2. Working with the young, you encounter the world of exclusion of the young. This is something really terrible! Today it is terrible to consider that there are more than 75 million young people without work, here, in the West. We think of the vast situation of unemployment with its negative consequences. We think of dependencies, unfortunately many of them, but they all have a common root, the lack of true love. Going out to young people who have been marginalized requires courage, maturity and much prayer. You have to send the best people into this kind of work! The best! There could be the risk of being overwhelmed by enthusiasm, sending people of good will into frontiers like this, but they may not be suitable. Therefore it is necessary to have careful discernment and constant accompaniment. The criterion is this: the best should go there. “I need this one to make him superior here, or to study theology, etc.” But if you have that mission, send him there! The best!
3. Thanks be to God you do not live and work as isolated individuals but as communities. And thank God for this! The community supports all your apostolate. At times religious communities have tensions running through them with the risk of individualism and a scattered approach, while there is a need for profound communication and genuine relationships. The humanizing power of the Gospel is witnessed to by fraternity lived in community, made up of acceptance, respect, mutual assistance, understanding, courtesy, forgiveness, and joy. The family spirit that Don Bosco left you has helped you much in this regard, encouraging perseverance and making consecrated life attractive.

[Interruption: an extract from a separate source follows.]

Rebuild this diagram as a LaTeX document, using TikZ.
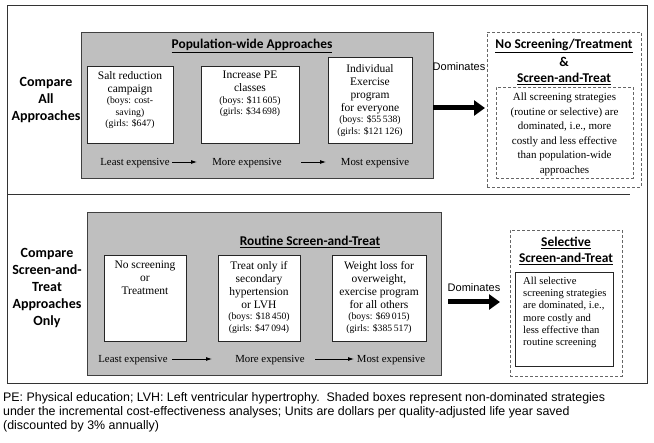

Dear confreres, the bicentennial of Don Bosco’s birth is already beckoning. It will be a propitious occasion for proposing your founder’s charism once more. Mary Help of Christians has never failed to help in the life of the Congregation, and certainly she will not fail to offer her help in the future either. May her motherly intercession obtain from God the hopes and expectations you desire so much. God bless you, and I pray for you; and, please, pray for me too. Thank you!